The Obama administration's new budget proposes changing the way that venture capital is taxed. As BusinessWeek reports:
In [the] search for funds, the Administration is also reigniting what promises to be another tough battle: It has reintroduced a proposal to tax the "carried interest" income earned by executives at hedge fund and private equity firms at the regular income tax rate rather than at the lower 15% capital gains rate they pay on such earnings today.
The change would also apply to partnerships in real estate, energy, and other fields that use a similar legal structure, but the lion's share of the revenue targeted would come from financial industry players.
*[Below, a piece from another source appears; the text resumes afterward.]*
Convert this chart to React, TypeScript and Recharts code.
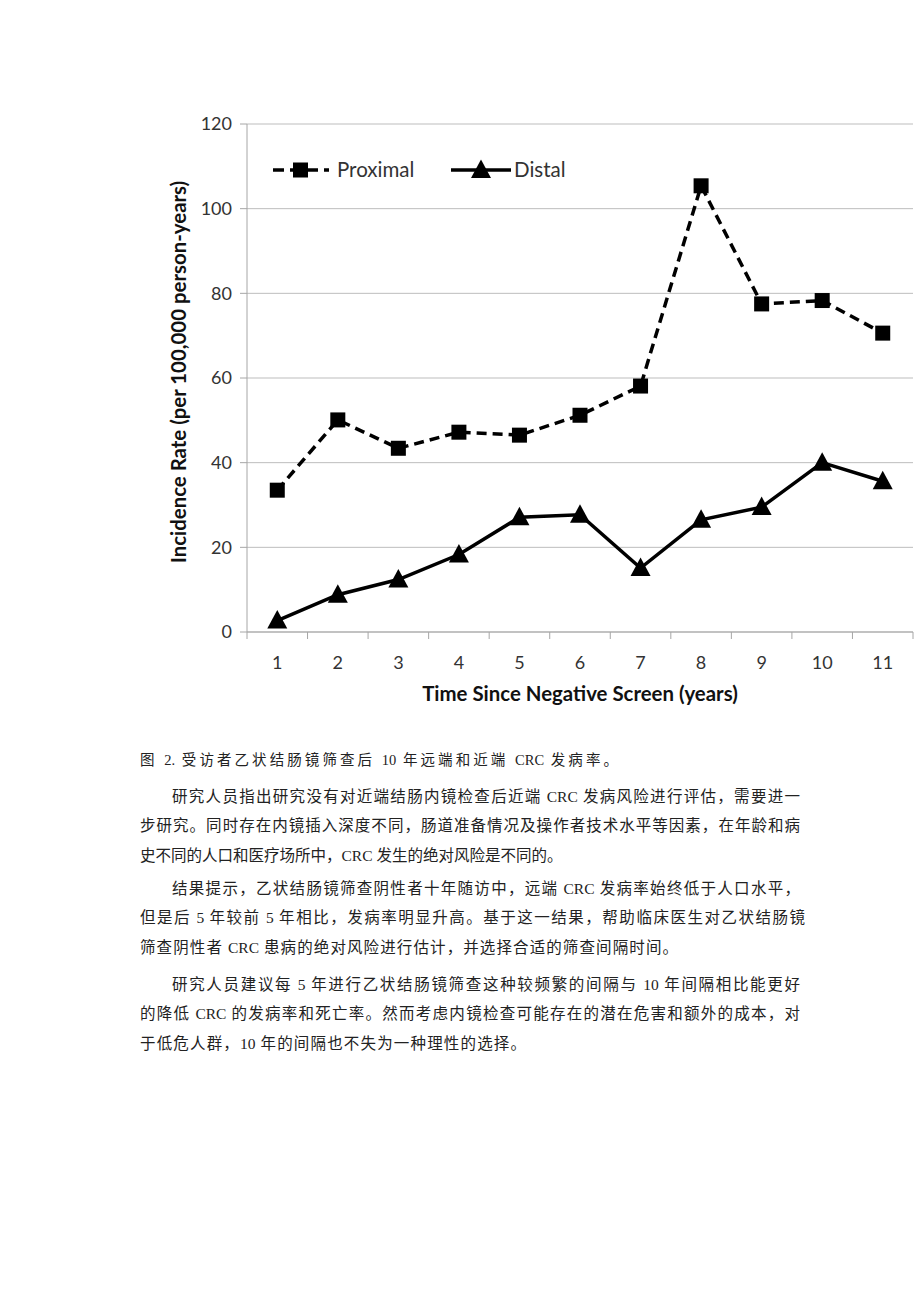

Administration officials estimate the carried interest change could bring in $7 billion in revenues in 2011 and 2012, but they won't get that kind of dough without a fight. Private equity, hedge fund, and venture capital firms argue that boosting the tax rates on carried interest—which encompasses the returns they make for managing investments in companies and other assets—will discourage the long-term investments the economy needs.
Carried interest generally means the shares or an option on shares taken by the venture capitalist in the company in which he or she is investing as part of the financing agreement. The stake taken is often 20 percent.
Numerous economic studies have found that taxing capital is far less efficient way of raising revenues than taxing consumption or payroll. As a 2007 review study by the Fraser Insitute explains tax efficiency:
The costs associated with taxation extend far beyond the amount of tax collected. First, there are significant incentive-based costs, which are generally referred to as efficiency costs. These costs emerge because taxes alter relative prices and thus the incentives for productive behavior and affect a wide range of decisions regarding savings, investment, effort, and entrepreneurship. These costs vary widely by the type of tax.
One main method for quantifying these costs is referred to as the marginal efficiency cost (MEC). It calculates the cost of raising one additional dollar of tax revenue using different types of taxes. Estimates of the marginal efficiency costs of both American and Canadian taxes indicate that consumption and payroll (wage and salary) taxes are much less costly (and thus more efficient) than taxes on capital or the return to capital. For example, a study by the Department of Finance for the OECD (1997) concluded that corporate income taxes imposed a marginal cost of $1.55 (MEC) for one additional dollar of revenue compared to $0.17 for an additional dollar of revenue raised through consumption taxes.
Similarly, one of the most widely cited calculations of marginal efficiency costs (MEC) is that by Harvard Professor Dale Jorgensen and his colleague Kun-Young Yun (1991). Their estimates of the MEC of select US taxes indicate significant variation in the economic costs of different taxes and support the Canadian findings. Specifically, capital-based taxes (MEC = $0.92) and corporate income taxes (MEC = $0.84) were shown to impose much higher costs than other, more efficient types of taxes such as the sales tax (MEC = $0.26).
If the OECD calculation is correct, taxing capital means that it costs the economy more to raise an additional dollar of tax revenue than the government takes in. The feds may end up enacting that old joke about the stockbroker who keeps investing his clients' money until it's all gone.